Not sure what the state of VP is these days, but creating a complete OS based on the idea is exciting.
- VP is not PowerPC, it's incompatible. It's a totally different kind of CPU.
Yes, and what you'd need to do is create a low-level hardware interface that is basically the VP run-time engine. The OS would run on top of this. This way, the OS and all the apps would be translated to native PPC, Intel/AMD, MIPS, etc, on the fly.
I'm pretty sure that AOS responsivenes&speed can not be fully reached if the CPU is not used natively.
So what. CPU's these days are ridiculously fast. Do we really need a 3.5Ghz chip to surf the web? With chips like that, even a 50% hit in performance would still provide a very satisfying user experience (and I think VP can achieve far better then 50%).
The use of that extreme virtualization would also make it impossible to take full advantage of HW acceleration (like 3D).
3D graphics is tied to the video card, not the CPU. The VP engine would have nothing to do with this. Alti-vec, however, might pose a problem, but there might be ways around this as well.
VP/intent does not support memory protection (MP is planned for AOS4.x) it never will.

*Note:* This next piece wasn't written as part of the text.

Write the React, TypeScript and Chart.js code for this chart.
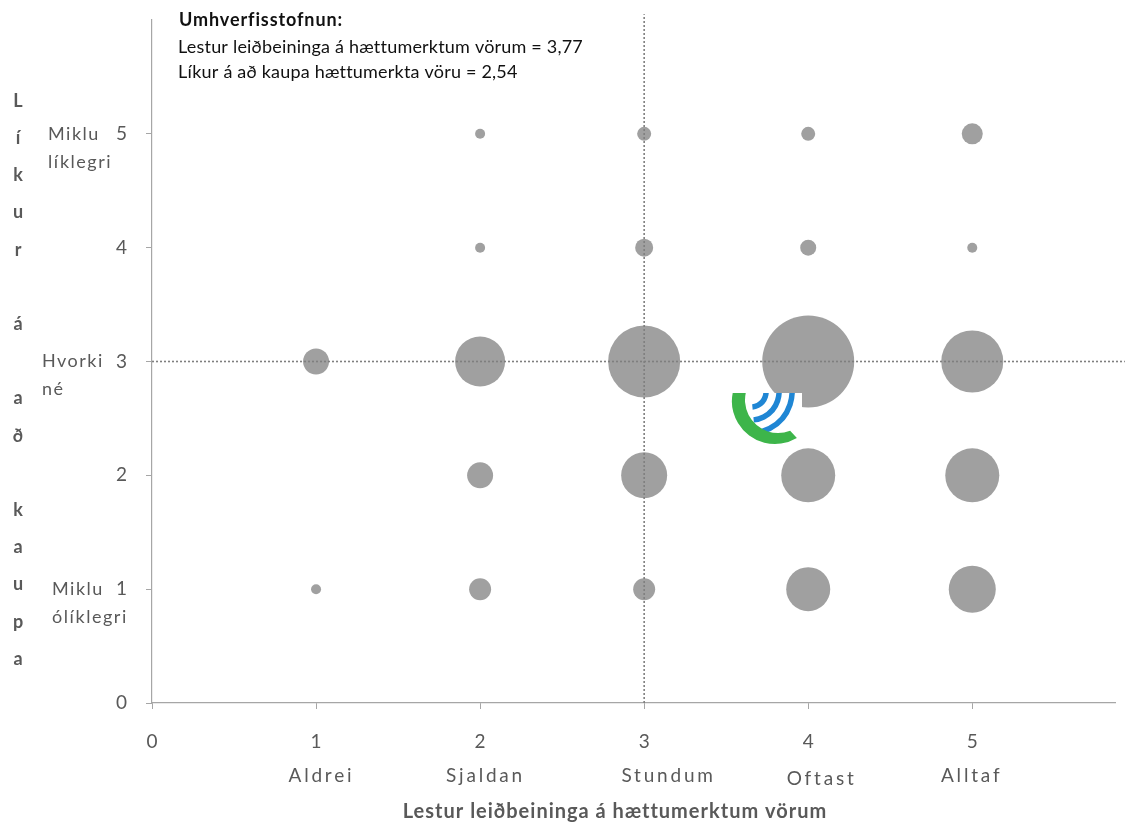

Perhaps we need to write a specialized VP system for the OS. Or perhaps, add it to the hardware interface and spawn a new VP instance for each application and keep them all in their own sandbox.
Anyway, I think it's technically possible, might require more resources then Amiga has right now. It would be the ideal system and making an OS that is binary compatible with the majority of systems out there would be a great advantage for the Amiga.